Estamos inmersos en la era digital, en medio de la vorágine que nos ofrece la tecnología y su constante evolución. Lo que es una innovación revolucionaria, pasa a ser una cotidianeidad, y más tarde una obsolescencia. Y así vivimos, en un loop eterno donde adquirimos la última innovación que, cada vez con mayor frecuencia, reemplazamos por la siguiente.
Las tecnologías de información y comunicación (Tics) no solo han venido a facilitarnos la vida diaria, sino que son un importante motor de desarrollo económico y social. Sin embargo, éstas avanzan de manera más acelerada que las leyes que la regulan, dejando un vacío ético que se debe abarcar.
Claramente las Tics en sí mismas no son buenas o malas, y su fin es satisfacer diversas necesidades (incluso aquellas que no sabíamos que teníamos). Gracias a estas se automatizan procesos, estamos interconectados globalmente y podemos pedir comida o un taxi sin la necesidad de trasladarnos o de esperar en una esquina. El cuestionamiento a la tecnología va en cómo se utiliza y cómo se abordan los riesgos que esta conlleva.
Como se dice frecuentemente: “los datos son el petróleo del siglo XXI”, y el valor de este intangible aumenta con rapidez. Justamente ahí radica la urgencia de establecer una ética digital que resguarde el bien común, y se ocupe de las grandes preocupaciones de hoy, como son las filtraciones de datos personales, mal uso de la información de los usuarios, violaciones de la privacidad, sesgos de sus creadores, entre otros. Todo esto lleva a la pérdida de confianza, que perjudica a las empresas, personas y al ecosistema en general.
Y ahí es cuando la ética digital juega un rol trascendental, donde las empresas digitalmente responsables se esfuerzan por hacer lo correcto, pues entienden que los beneficios económicos y la eficiencia de sus productos deben ir de la mano con el bienestar social.
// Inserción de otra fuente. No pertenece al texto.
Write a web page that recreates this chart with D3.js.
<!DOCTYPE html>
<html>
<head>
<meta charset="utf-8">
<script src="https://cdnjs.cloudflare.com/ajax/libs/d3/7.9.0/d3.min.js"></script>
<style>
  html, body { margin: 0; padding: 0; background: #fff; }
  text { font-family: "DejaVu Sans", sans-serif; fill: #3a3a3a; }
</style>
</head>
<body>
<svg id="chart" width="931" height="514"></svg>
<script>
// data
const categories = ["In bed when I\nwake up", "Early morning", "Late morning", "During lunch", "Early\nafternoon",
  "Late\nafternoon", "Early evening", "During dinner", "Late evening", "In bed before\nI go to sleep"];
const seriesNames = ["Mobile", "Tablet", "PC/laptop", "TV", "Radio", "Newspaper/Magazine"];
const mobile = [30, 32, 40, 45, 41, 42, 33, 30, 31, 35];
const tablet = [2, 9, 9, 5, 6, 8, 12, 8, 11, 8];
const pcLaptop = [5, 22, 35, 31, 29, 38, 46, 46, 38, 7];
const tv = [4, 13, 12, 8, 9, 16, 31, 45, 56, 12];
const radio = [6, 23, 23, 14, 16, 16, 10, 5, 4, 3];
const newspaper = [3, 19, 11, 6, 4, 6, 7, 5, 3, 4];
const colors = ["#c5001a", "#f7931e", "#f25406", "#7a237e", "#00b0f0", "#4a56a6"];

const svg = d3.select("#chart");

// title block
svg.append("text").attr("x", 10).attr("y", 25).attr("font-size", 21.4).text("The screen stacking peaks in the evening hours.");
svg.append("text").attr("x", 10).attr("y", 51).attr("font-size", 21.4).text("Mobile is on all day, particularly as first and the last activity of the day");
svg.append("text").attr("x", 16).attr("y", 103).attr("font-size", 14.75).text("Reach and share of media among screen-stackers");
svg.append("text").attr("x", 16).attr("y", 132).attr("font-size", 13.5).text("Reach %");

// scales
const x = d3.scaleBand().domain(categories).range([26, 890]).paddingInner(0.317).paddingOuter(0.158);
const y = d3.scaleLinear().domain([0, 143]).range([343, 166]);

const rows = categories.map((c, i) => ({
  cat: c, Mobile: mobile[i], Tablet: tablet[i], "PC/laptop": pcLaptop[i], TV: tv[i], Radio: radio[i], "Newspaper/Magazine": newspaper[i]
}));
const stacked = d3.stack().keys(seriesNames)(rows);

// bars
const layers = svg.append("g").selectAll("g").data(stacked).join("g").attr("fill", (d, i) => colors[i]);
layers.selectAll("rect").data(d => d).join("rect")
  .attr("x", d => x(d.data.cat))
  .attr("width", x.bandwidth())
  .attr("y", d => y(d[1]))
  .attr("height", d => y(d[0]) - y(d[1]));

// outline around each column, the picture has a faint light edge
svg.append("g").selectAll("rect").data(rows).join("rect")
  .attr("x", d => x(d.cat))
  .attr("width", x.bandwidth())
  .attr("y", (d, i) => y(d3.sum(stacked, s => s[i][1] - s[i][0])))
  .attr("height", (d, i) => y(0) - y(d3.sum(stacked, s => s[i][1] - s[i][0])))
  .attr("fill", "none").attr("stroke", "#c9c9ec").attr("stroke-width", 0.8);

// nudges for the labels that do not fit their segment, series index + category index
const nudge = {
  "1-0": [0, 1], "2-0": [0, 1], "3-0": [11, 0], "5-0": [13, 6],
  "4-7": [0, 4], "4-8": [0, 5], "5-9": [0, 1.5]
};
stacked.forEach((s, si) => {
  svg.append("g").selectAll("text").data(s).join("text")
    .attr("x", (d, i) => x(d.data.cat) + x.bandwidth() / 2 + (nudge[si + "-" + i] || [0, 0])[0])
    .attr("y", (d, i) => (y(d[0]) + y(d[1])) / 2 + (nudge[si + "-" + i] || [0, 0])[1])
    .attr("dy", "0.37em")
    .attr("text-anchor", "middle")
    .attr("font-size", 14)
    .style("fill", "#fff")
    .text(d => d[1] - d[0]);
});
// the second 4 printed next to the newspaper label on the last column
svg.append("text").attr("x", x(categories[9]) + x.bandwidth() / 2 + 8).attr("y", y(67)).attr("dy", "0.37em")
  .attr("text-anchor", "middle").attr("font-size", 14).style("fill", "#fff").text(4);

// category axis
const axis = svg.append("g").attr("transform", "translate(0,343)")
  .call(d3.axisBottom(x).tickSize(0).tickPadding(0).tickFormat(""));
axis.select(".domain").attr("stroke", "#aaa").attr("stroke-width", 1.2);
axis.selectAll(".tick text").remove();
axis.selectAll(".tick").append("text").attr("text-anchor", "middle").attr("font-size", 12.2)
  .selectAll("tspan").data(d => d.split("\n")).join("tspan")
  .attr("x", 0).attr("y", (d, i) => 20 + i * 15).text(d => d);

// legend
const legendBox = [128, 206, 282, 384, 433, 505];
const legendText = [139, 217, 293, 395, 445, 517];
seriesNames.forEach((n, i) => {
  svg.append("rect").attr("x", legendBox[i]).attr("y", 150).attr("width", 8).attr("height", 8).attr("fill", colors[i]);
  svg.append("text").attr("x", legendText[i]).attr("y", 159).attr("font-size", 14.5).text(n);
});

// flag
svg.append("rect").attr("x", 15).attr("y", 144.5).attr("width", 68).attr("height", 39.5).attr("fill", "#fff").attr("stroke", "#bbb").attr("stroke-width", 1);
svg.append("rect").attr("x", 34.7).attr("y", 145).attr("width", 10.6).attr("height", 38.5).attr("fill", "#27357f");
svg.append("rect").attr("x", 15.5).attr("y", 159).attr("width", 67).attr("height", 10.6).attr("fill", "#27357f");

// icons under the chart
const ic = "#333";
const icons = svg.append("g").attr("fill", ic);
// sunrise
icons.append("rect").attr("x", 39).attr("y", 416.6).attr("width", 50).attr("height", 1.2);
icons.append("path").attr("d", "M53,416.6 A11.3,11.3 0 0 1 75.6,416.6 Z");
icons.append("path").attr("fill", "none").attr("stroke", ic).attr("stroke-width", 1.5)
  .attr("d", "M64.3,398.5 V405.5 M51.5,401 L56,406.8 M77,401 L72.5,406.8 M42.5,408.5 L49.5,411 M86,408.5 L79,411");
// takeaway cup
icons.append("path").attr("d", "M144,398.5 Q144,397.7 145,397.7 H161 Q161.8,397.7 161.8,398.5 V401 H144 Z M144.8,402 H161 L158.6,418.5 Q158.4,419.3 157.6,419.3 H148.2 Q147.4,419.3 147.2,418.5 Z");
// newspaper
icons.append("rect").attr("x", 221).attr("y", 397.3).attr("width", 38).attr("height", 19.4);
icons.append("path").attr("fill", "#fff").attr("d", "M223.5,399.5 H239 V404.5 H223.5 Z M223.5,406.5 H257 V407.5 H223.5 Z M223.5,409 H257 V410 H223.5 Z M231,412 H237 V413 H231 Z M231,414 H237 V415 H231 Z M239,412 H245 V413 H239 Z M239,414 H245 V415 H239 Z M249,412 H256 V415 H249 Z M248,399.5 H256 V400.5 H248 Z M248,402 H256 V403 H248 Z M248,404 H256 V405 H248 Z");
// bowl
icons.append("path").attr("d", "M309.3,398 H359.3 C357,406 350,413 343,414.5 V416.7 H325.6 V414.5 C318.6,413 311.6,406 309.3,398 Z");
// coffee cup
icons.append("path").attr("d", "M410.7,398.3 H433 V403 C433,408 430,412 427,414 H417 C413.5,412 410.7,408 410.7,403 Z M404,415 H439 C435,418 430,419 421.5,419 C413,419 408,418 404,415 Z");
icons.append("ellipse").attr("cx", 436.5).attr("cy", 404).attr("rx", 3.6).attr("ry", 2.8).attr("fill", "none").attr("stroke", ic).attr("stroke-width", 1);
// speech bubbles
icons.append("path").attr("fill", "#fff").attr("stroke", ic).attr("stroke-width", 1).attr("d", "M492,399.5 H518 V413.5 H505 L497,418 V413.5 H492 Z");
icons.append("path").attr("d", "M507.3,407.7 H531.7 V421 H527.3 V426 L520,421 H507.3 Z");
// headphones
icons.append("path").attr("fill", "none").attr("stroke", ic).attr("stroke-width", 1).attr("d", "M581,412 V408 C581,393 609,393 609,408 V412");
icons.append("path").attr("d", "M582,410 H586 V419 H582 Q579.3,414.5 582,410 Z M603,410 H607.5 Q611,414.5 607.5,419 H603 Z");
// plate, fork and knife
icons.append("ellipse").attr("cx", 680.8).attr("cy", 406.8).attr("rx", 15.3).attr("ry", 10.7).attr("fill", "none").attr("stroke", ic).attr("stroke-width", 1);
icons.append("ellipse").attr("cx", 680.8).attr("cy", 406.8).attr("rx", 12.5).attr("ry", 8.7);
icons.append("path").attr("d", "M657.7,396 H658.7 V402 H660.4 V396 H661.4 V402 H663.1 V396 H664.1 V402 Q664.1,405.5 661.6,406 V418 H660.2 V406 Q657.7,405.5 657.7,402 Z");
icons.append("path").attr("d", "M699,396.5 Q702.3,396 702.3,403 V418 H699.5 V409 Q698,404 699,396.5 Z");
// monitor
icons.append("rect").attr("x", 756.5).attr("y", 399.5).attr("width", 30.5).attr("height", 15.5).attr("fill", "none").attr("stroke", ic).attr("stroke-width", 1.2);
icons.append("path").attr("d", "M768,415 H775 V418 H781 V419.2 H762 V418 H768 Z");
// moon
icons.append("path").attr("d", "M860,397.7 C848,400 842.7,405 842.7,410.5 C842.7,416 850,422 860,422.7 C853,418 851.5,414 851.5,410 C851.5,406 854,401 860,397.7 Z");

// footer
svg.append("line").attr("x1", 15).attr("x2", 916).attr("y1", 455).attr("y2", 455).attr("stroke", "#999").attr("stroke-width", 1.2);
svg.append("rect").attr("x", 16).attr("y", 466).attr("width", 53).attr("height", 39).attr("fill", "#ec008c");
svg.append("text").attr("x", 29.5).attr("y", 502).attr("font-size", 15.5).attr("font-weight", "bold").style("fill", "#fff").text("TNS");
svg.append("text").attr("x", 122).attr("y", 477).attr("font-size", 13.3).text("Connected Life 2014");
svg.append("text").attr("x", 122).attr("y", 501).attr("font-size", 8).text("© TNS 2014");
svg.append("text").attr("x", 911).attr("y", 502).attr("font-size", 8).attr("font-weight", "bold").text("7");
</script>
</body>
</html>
Esto implica que las empresas definan sus marcos éticos, evalúen los posibles riesgos, con foco en la integridad, los valores propios y la transparencia.
En este contexto, la confianza debe ser el recurso central y más eficaz para superar el escepticismo actual hacia las nuevas tecnologías, y así contrarrestar las malas prácticas de unas pocas empresas.
Uno de los mayores riesgos a los que nos expone la tecnología son nuestros datos personales, pues se trata de información sensible que entregamos para adaptarnos a los nuevos tiempos y acceder a mejores beneficios, pero cada vez es más común su mal uso.
Un ejemplo lo vimos en la utilización de datos de millones de usuarios de Facebook por parte de Cambridge Analytica, que más allá de una filtración con fines comerciales, fue el uso de esa información para manipular a los usuarios a través de anuncios políticos, lo que redundó en el triunfo de Trump o del Brexit. Tras este escándalo se ha cuestionado la impunidad con la que operan las grandes empresas tecnológicas y su creciente poder.
En esta materia, en Chile nos encontramos con una ley de protección de datos personales desactualizada, y un proyecto que busca modernizarla entrampado en el Congreso. Mientras eso ocurre, los usuarios arriesgan su privacidad e incluso a ser evaluados respecto a si pueden acceder a un crédito, al seguro del auto o de salud, pues existe acceso a toda su vida. Y esto cobra especial sentido con la pandemia, pues la gente está más dispuesta a entregar sus datos personales a cambio de salud o libertad.
Otro riesgo ético son los sesgos algorítmicos, es decir, aquellos que reflejan los valores de las personas que desarrollan la tecnología y que, por lo tanto, cae en discriminaciones. Así le ocurrió a Amazon, que a pesar de su experiencia en Inteligencia Artificial (IA), debió desechar un software para automatizar la selección de personal, porque discriminaba a las mujeres. Esto, porque a través de la IA, los algoritmos tomaban decisiones según datos históricos, que por lo general perpetúan los sesgos existentes. En este caso, el sesgo se relacionaba a que los hombres han predominado en el mundo tecnológico.
La mayoría de las Tics nacen por un buen propósito, como por ejemplo, el software Pegasus, qué nació con el objetivo de perseguir criminales y terroristas, penetrando en los dispositivos móviles para acceder a toda la información, el que terminó siendo mal utilizado por diversos gobiernos que vigilaron a cerca de 50.000 personas calificadas como “de interés”.
La ética digital debe buscar la equidad, inclusión y ser responsable en sus decisiones, pues si no se controlan, las Tics y la IA pueden promover la desinformación, exacerbar la polarización, crear adicción, amplificar prejuicios y desigualdades, por lo que automatizar decisiones requiere de un juicio humano. Ahí, las empresas deben asumir su rol en la ética digital, y no esperar leyes para actuar, pues se requieren cambios sistemáticos para mover la aguja del comportamiento ético en los entornos de toma de decisiones.